Wednesday, November 3, 2010

Pure Heart

One of my favorite students was described as a "pure heart," and I really couldn't have put it better. 

You have to have thick skin to teach high school.  You name it, I've been called it, heard it, seen the dirty looks, seen the disgust and distaste in their faces.  The high school crowd is a tough crowd.  I've cried before (in front of students, no less), back in my first couple of years.  Teenagers are well aware of how to push your buttons and they will do damn near anything for attention.  You can't be timid and you can't lack in self-confidence if you're going to make it in our world.

Teaching special ed doesn't make it any easier, in terms of the attitudes we deal with on a daily basis.  Our students have experienced years of failure, self-doubt, and fruitless effort that would make anyone give up. Couple these difficulties and this academic history with a deployed parent, a broken home, and the effort to fit in with peers.  We have some tough cookies amongst our ranks, make no doubt about it.

This particular student of mine is a challenge - not because he fits the description above, but because of his developmental delays.  He has a rigorous schedule for his abilities.  I've had times of frustration, when I wasn't sure of whether or not he was going to be able to keep up in my class.  He challenges me as an educator - am I truly making my curriculum accessible to all students?  Every concept, every buzz word that I picked up while in my training - I'm finally being assessed in these areas.  Sure, I could always write about it, but can I do it?

This student wants nothing more than to do well, to get your approval that he's "doing good" today.  He holds no grudges.  He never tries to look cool in front of others.  He can't read you to determine whether you're having a good or a bad day, but when he greets you with a wave and a "Hi Mrs. C," it is with enthusiasm and sincerity.  I've come to love his interruptions that used to frustrate me.  I've come to cherish the fact that I have him as a student.  I've told those in my department that don't have him that they're being deprived of one of our job's little joys.

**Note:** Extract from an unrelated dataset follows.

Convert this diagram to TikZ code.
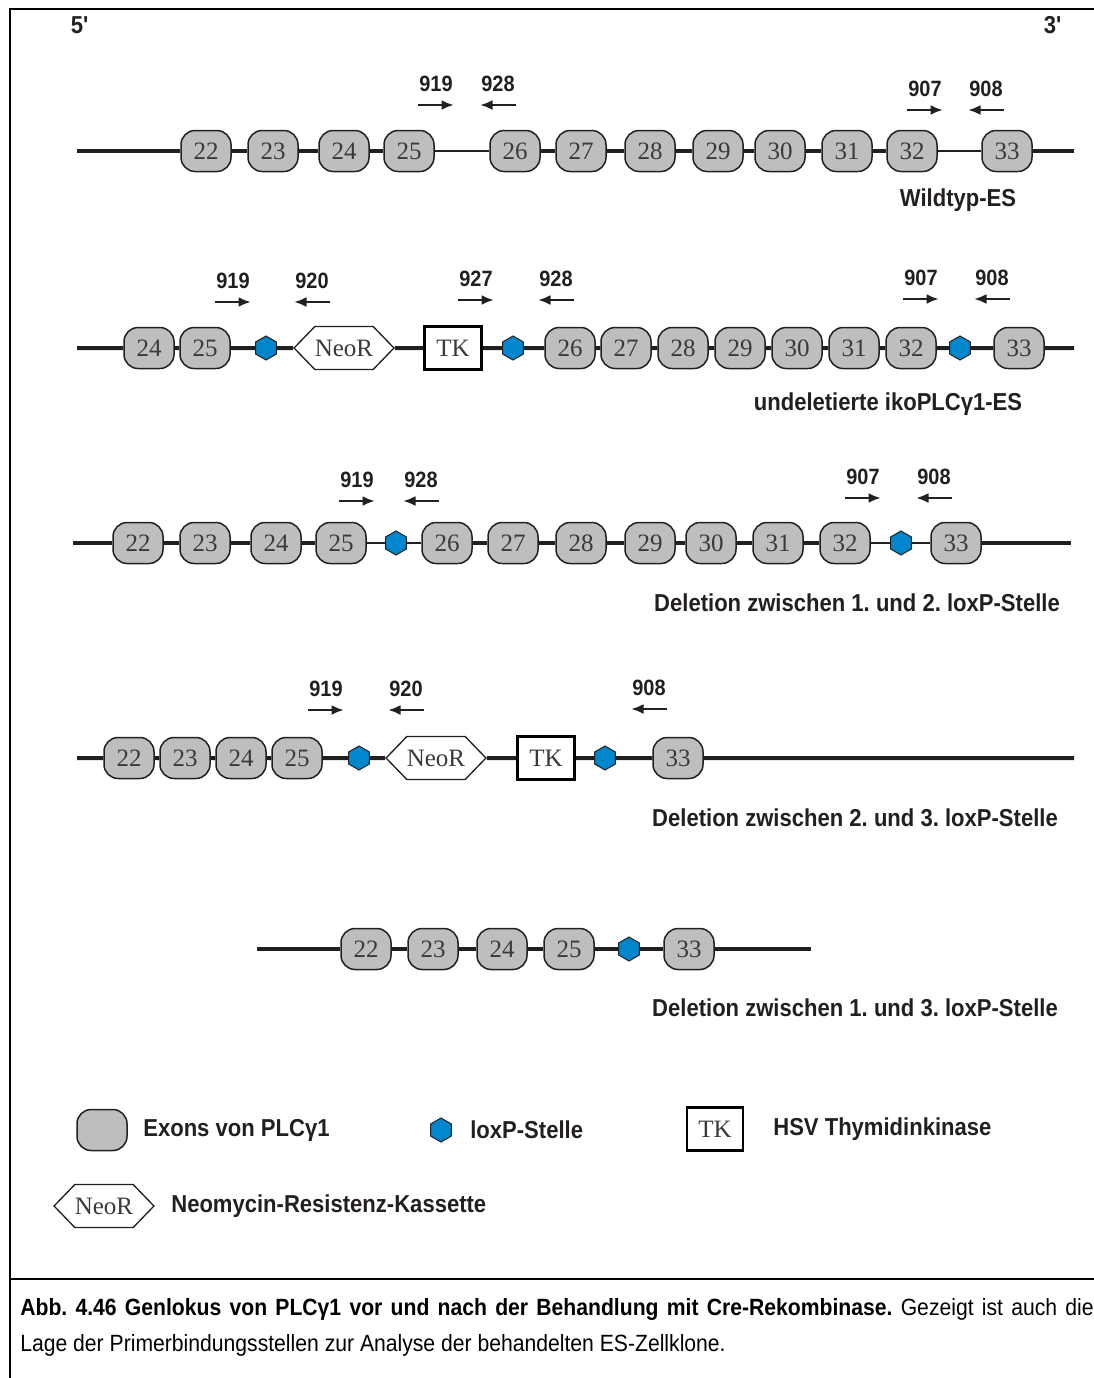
\documentclass[tikz,border=0pt]{standalone}
\usepackage{fontspec}
\setmainfont[FakeStretch=0.9]{Liberation Sans}
\newfontfamily\exonfont{Liberation Serif}
\usetikzlibrary{shapes.geometric,shapes.symbols,arrows.meta}
\frenchspacing

\definecolor{exongray}{RGB}{188,190,192}
\definecolor{loxblue}{RGB}{0,134,204}
\definecolor{inkdark}{RGB}{35,31,32}
\definecolor{numgray}{RGB}{58,58,58}

\tikzset{
  dna/.style={line width=2.4pt, inkdark},
  dnathin/.style={line width=1.5pt, inkdark},
  exon/.style={draw=inkdark, fill=exongray, line width=0.9pt, rounded corners=8.5pt,
    minimum width=30pt, minimum height=24.6pt, inner sep=0pt,
    font=\exonfont\fontsize{15}{15}\selectfont, text=numgray},
  loxp/.style={regular polygon, regular polygon sides=6, shape border rotate=30,
    draw=inkdark, fill=loxblue, line width=0.6pt, minimum size=14.4pt, inner sep=0pt},
  neo/.style={signal, signal to=east and west, signal pointer angle=92,
    draw=inkdark, fill=white, line width=0.8pt, minimum width=51pt,
    minimum height=25.8pt, inner sep=0pt,
    font=\exonfont\fontsize{15}{15}\selectfont, text=numgray},
  tkbox/.style={draw=black, fill=white, line width=1.6pt, minimum width=34pt,
    minimum height=25.8pt, inner sep=0pt,
    font=\exonfont\fontsize{15}{15}\selectfont, text=numgray},
  primer/.style={line width=1.5pt, inkdark, -{Latex[length=7.5pt,width=6pt]}},
  plabel/.style={font=\bfseries\fontsize{13.3}{15}\selectfont, text=inkdark},
  rowlabel/.style={font=\bfseries\fontsize{14.7}{17}\selectfont, text=inkdark},
  legtext/.style={rowlabel, anchor=west, inner sep=0pt},
  boxline/.style={line width=1.2pt, black},
}

\begin{document}
\begin{tikzpicture}[x=0.6pt, y=-0.6pt]
\useasboundingbox (0,0) rectangle (1094,1378);

% frame and caption rule
\draw[boxline] (10,1378) -- (10,9) -- (1094,9);
\draw[boxline] (10,1279) -- (1094,1279);
\node[rowlabel] (five) at (80,25) {5\textquotesingle};
\node[rowlabel] (three) at (1053,25) {3\textquotesingle};

% wild type
\coordinate (wa) at (77,151);
\coordinate (wb) at (1074,151);
\foreach \n/\x in {22/206,23/273,24/344,25/409,26/515,27/581,28/650,29/718,30/780,31/847,32/912,33/1007}
  \node[exon] (w\n) at (\x,151) {\n};
\draw[dna] (wa) -- (w22) -- (w23) -- (w24) -- (w25);
\draw[dnathin] (w25) -- (w26);
\draw[dna] (w26) -- (w27) -- (w28) -- (w29) -- (w30) -- (w31) -- (w32);
\draw[dnathin] (w32) -- (w33);
\draw[dna] (w33) -- (wb);
\node[rowlabel] (wlab) at (958,200) {Wildtyp-ES};

% undeleted allele
\coordinate (ua) at (77,348);
\coordinate (ub) at (1074,348);
\foreach \n/\x in {24/149,25/205,26/570,27/626,28/683,29/740,30/797,31/854,32/911,33/1019}
  \node[exon] (u\n) at (\x,348) {\n};
\node[loxp] (ul1) at (266,348) {};
\node[neo] (uneo) at (344,348) {NeoR};
\node[tkbox] (utk) at (453,348) {TK};
\node[loxp] (ul2) at (513,348) {};
\node[loxp] (ul3) at (960,348) {};
\draw[dna] (ua) -- (u24) -- (u25) -- (ul1) -- (uneo) -- (utk) -- (ul2) -- (u26) -- (u27)
  -- (u28) -- (u29) -- (u30) -- (u31) -- (u32) -- (ul3) -- (u33) -- (ub);
\node[rowlabel] (ulab) at (888,404) {undeletierte ikoPLCγ1-ES};

% deletion 1-2
\coordinate (da) at (73,543);
\coordinate (db) at (1071,543);
\foreach \n/\x in {22/138,23/205,24/276,25/341,26/447,27/513,28/581,29/650,30/711,31/778,32/845,33/956}
  \node[exon] (d\n) at (\x,543) {\n};
\node[loxp] (dl1) at (396,543) {};
\node[loxp] (dl2) at (901,543) {};
\draw[dna] (da) -- (d22) -- (d23) -- (d24) -- (d25);
\draw[dnathin] (d25) -- (dl1) -- (d26);
\draw[dna] (d26) -- (d27) -- (d28) -- (d29) -- (d30) -- (d31) -- (d32);
\draw[dnathin] (d32) -- (dl2) -- (d33);
\draw[dna] (d33) -- (db);
\node[rowlabel] (dlab) at (857,603) {Deletion zwischen 1. und 2. loxP-Stelle};

% deletion 2-3
\coordinate (ma) at (77,758);
\coordinate (mb) at (1074,758);
\foreach \n/\x in {22/129,23/185,24/241,25/297,33/678}
  \node[exon] (m\n) at (\x,758) {\n};
\node[loxp] (ml1) at (359,758) {};
\node[neo] (mneo) at (436,758) {NeoR};
\node[tkbox] (mtk) at (546,758) {TK};
\node[loxp] (ml2) at (605,758) {};
\draw[dna] (ma) -- (m22) -- (m23) -- (m24) -- (m25) -- (ml1) -- (mneo) -- (mtk)
  -- (ml2) -- (m33) -- (mb);
\node[rowlabel] (mlab) at (855,818) {Deletion zwischen 2. und 3. loxP-Stelle};

% deletion 1-3
\coordinate (ka) at (257,949);
\coordinate (kb) at (811,949);
\foreach \n/\x in {22/366,23/433,24/502,25/569,33/689}
  \node[exon] (k\n) at (\x,949) {\n};
\node[loxp] (kl) at (629,949) {};
\draw[dna] (ka) -- (k22) -- (k23) -- (k24) -- (k25) -- (kl) -- (k33) -- (kb);
\node[rowlabel] (klab) at (855,1008) {Deletion zwischen 1. und 3. loxP-Stelle};

% primers: name/label/x/y/direction
\foreach \i/\t/\x/\y/\d in {
    a/919/436/84/1, b/928/498/84/-1, c/907/925/89/1, d/908/986/89/-1,
    e/919/233/281/1, f/920/312/281/-1, g/927/476/279/1, h/928/556/279/-1,
    i/907/921/278/1, j/908/992/278/-1,
    k/919/357/480/1, l/928/421/480/-1, m/907/863/477/1, n/908/934/477/-1,
    o/919/326/689/1, p/920/406/689/-1, q/908/649/688/-1} {
  \node[plabel] (p\i) at (\x,\y) {\t};
  \coordinate (p\i s) at ({\x-18*\d},{\y+21});
  \coordinate (p\i e) at ({\x+18*\d},{\y+21});
  \draw[primer] (p\i s) -- (p\i e);
}

% legend
\node[exon] (lexon) at (102,1130) {};
\node[legtext] (lexont) at (143,1130) {Exons von PLCγ1};
\node[loxp] (llox) at (441,1130) {};
\node[legtext] (lloxt) at (470,1130) {loxP-Stelle};
\node[tkbox, line width=1.3pt] (ltk) at (715,1129) {TK};
\node[legtext] (ltkt) at (773,1129) {HSV Thymidinkinase};
\node[neo, minimum width=52pt] (lneo) at (104,1206) {NeoR};
\node[legtext] (lneot) at (171,1206) {Neomycin-Resistenz-Kassette};

% caption
\node[anchor=west, inner sep=0pt, font=\fontsize{14.1}{17}\selectfont] (cap1) at (20,1309)
  {\makebox[644pt][s]{\textbf{Abb. 4.46 Genlokus von PLCγ1 vor und nach der Behandlung mit Cre-Rekombinase.} Gezeigt ist auch die}};
\node[anchor=west, inner sep=0pt, font=\fontsize{14.1}{17}\selectfont] (cap2) at (20,1345)
  {Lage der Primerbindungsstellen zur Analyse der behandelten ES-Zellklone.};
\end{tikzpicture}
\end{document}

I love that he brings out the best in my other students, those who are higher functioning than he.  The other day a student was getting on my last nerves, acting out and trying to annoy me.  As I focused on something else, I overheard him jump down the throat of another student who must have mocked my dear Heart.  The Teaser is not a bad student, but I think it slipped.  The Annoyer launched into a speech about "how'd he/she like it if they were being made fun of?!"  Dear Heart doesn't readily pick up on when he's being teased, so he was obliviously to the whole situation.  The Annoyer did it knowing that Heart would never know that he defended his honor.

I love watching how patient and gentle my students are with Heart.  Even those students who have their own academic challenges extend themselves to help him during class.  They don't get frustrated with him, they talk to him if there's social cues he's not picking up on, and they want to see him succeed as well.  They accept him.  Hardly has a cruel word ever been uttered toward Heart in my class.

We may think ourselves fortunate to have the abilities we possess, and consider those without to have a disability.  But a pure heart?  That is something we all strive for, and this child has it.  The ability to love unconditionally.  The ability to forgive.  The ability to put a smile on others' faces.  I wish I could share with you the picture I have of him - an instant mood lifter - but ethics and legality keep me from doing so.  I pray that there is someone in your life that brings you the same joy.


Sarah said...

You need a "Like" button on your blog.

Kaylee said...

This was just so sweet, I have interned in a special-ed class before and it was so rewarding.

Thank you for sharing and linking up to the weekly round-up this past week.